The organizers clearly have the energy and the loyalty to build a really long-lasting organization, but so far they haven’t built any membership infrastructure. And I think that they’re in jeopardy of just sort of fading away because they’ve given people so few options for participation.  Even if they are loyal to the mission, splitting away is preferable to just accepting the organization’s problems.

When you think about the next generation of advocacy leaders, what are the two or three things you hope that those new leaders would take away from your book?

I think that the research is fairly clear that younger women are going to be much more progressive in their politics. NOW has always been concerned about younger women. But it’s also clear they have not done a good job of actually letting those young women drive the agenda.

Instead, it’s still driven by Baby Boomer women, who feel a lot of ownership in the organization but aren’t really good at making room for younger women.
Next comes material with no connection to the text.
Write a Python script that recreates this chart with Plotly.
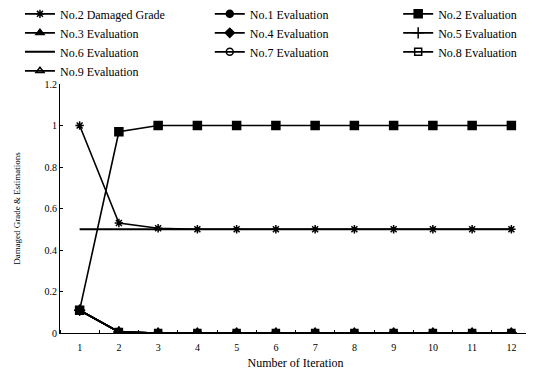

I would like to see those older organizations like NOW really let savvy, young activists take the lead. And I haven’t really seen that yet.

There have always been contingents of NOW that cared about women of color. It just wasn’t what got the most attention. Going forward, the campaigns that will be the most successful will be the ones that really explicitly put women of color and women of color’s interests at the forefront.

I really do hope that this next generation spends the time to build some infrastructure, as well. Long-term advocacy is hard work, and while showing up to a protest is exciting, making the time to build the infrastructure is what will ensure that an organization can outlast the first wave of passion that people have and stay around long enough to make a real difference.